The female student was transported to a Jasper hospital and has recovered.
"They're having trouble breathing, losing consciousness. Their blood pressure is going through the roof. This is a Schedule 1 drug these kids use. It's more dangerous than meth," said Pickens County Sheriff's Detective Matt Rice.
Investigators said some of the students purchased the drugs from local stores. Agents raided a smoke shop and several convenience stores and seized hundreds of products they believe are laced with synthetic drugs.
But that hasn't deterred some users.
"Unfortunately, they're going out of town, and they're finding it in other communities," Craig said.
Some lawmakers are comparing vaping products containing synthetics drugs to the synthetic marijuana crisis in Georgia, exposed by WSB-TV nearly 10 years ago.
"I don’t think it's a looming menace. It's a menace. We are in it right now. Look at the number of people sent to the hospital. And there's one that we don't know about for sure," said state Rep. Rick Jasperse, R-11th District.

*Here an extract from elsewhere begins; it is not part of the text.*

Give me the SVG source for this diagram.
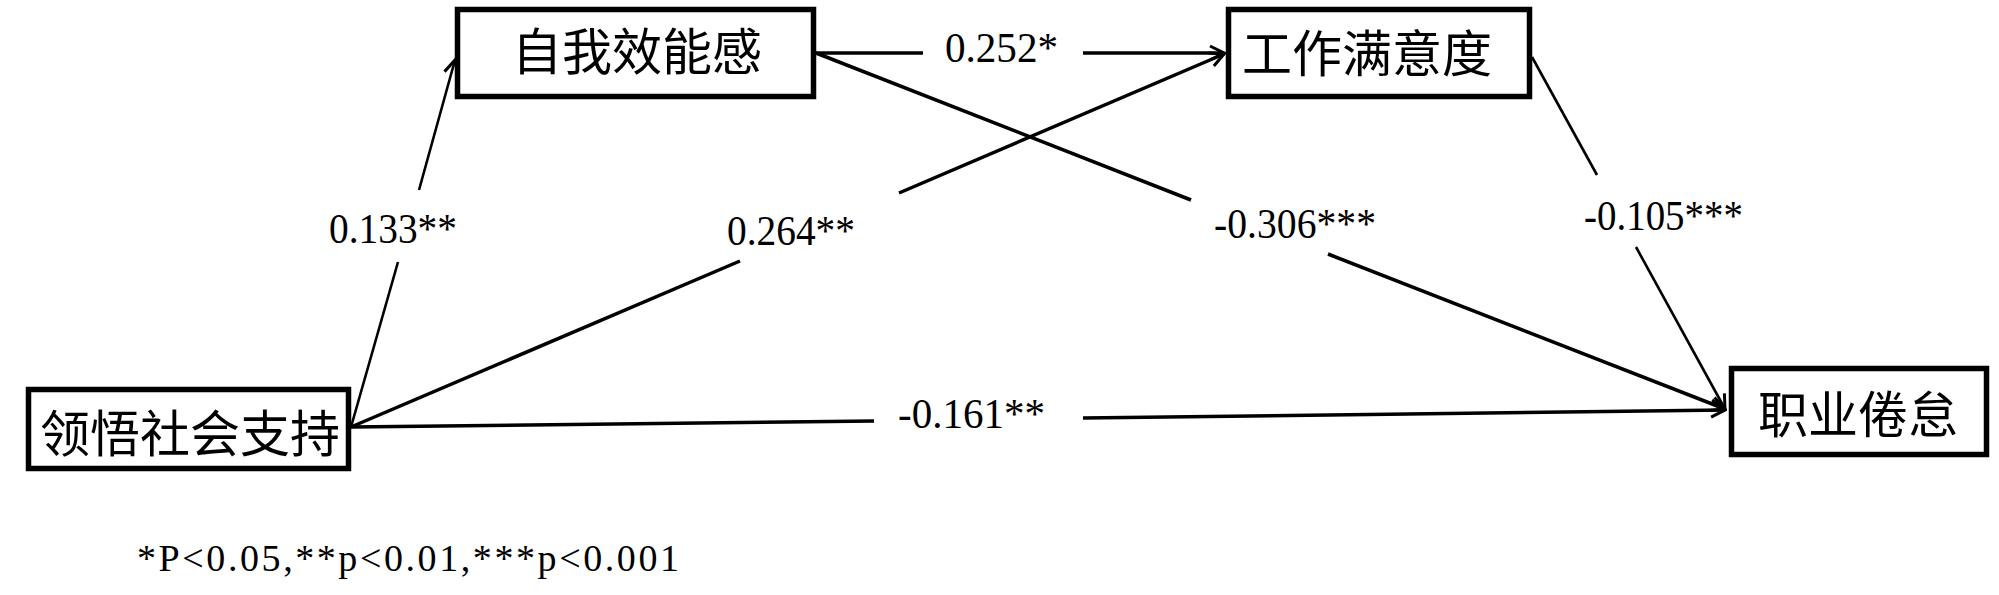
<svg xmlns="http://www.w3.org/2000/svg" width="1999" height="595" viewBox="0 0 1999 595">
<style>
.box{fill:#fff;stroke:#000;stroke-width:5.5}
.nt{font-family:"Noto Sans CJK SC","Noto Sans CJK JP",sans-serif;font-size:50px;fill:#000;text-anchor:middle}
.lb{font-family:"Liberation Serif",serif;font-size:42px;fill:#000}
.fn{font-family:"Liberation Serif",serif;font-size:38px;fill:#000}
.ln{stroke:#000;stroke-width:3.5;fill:none;stroke-linecap:butt}
.thin{stroke-width:2.6}
</style>
<defs>
<marker id="arr" markerUnits="userSpaceOnUse" markerWidth="20" markerHeight="20" viewBox="0 0 20 20" refX="18" refY="10" orient="auto">
<path d="M4,3 L18,10 L4,17" fill="none" stroke="#000" stroke-width="3"/>
</marker>
</defs>
<g id="connectors">
<line class="ln thin" x1="351" y1="427" x2="398" y2="262"/>
<line class="ln thin" x1="419" y1="190" x2="455" y2="60" marker-end="url(#arr)"/>
<line class="ln" x1="351" y1="427" x2="740" y2="261"/>
<line class="ln" x1="899" y1="193" x2="1224" y2="54" marker-end="url(#arr)"/>
<line class="ln" x1="816" y1="53" x2="1191" y2="200"/>
<line class="ln" x1="1328" y1="254" x2="1725" y2="409" marker-end="url(#arr)"/>
<line class="ln" x1="816" y1="53" x2="923" y2="53"/>
<line class="ln" x1="1083" y1="53" x2="1224" y2="53" marker-end="url(#arr)"/>
<line class="ln thin" x1="1532" y1="57" x2="1597" y2="175"/>
<line class="ln thin" x1="1636" y1="247" x2="1725" y2="409" marker-end="url(#arr)"/>
<line class="ln" x1="351" y1="427" x2="874" y2="421"/>
<line class="ln" x1="1083" y1="418" x2="1725" y2="410" marker-end="url(#arr)"/>
</g>
<g id="labels">
<text class="lb" x="329" y="243" textLength="128" lengthAdjust="spacingAndGlyphs">0.133**</text>
<text class="lb" x="727" y="245" textLength="128" lengthAdjust="spacingAndGlyphs">0.264**</text>
<text class="lb" x="945" y="62" textLength="113" lengthAdjust="spacingAndGlyphs">0.252*</text>
<text class="lb" x="1214" y="238" textLength="162" lengthAdjust="spacingAndGlyphs">-0.306***</text>
<text class="lb" x="1584" y="230" textLength="159" lengthAdjust="spacingAndGlyphs">-0.105***</text>
<text class="lb" x="898" y="428" textLength="147" lengthAdjust="spacingAndGlyphs">-0.161**</text>
<text class="fn" x="137" y="571" textLength="542">*P&lt;0.05,**p&lt;0.01,***p&lt;0.001</text>
</g>
<g id="n1"><rect class="box" x="457.5" y="9.5" width="356" height="87"/><text class="nt" x="637" y="70">自我效能感</text></g>
<g id="n2"><rect class="box" x="1228.5" y="9.5" width="301" height="87"/><text class="nt" x="1367" y="72">工作满意度</text></g>
<g id="n3"><rect class="box" x="28.5" y="389.5" width="320" height="79"/><text class="nt" x="190" y="452">领悟社会支持</text></g>
<g id="n4"><rect class="box" x="1731.5" y="368.5" width="255" height="86"/><text class="nt" x="1858" y="433">职业倦怠</text></g>
</svg>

Jasperse said he will meet with the sheriff, the Georgia Bureau of Investigation and other leaders to decide if new legislation is needed to combat the sale and use of synthetic drug vaping products, especially to minors.
"The folks who are selling this bad stuff to our kids, they're smart. They're chemists. And they just keep moving, changing the goalposts. If we need to make a law, do something administratively, we'll do it," Jasperse said.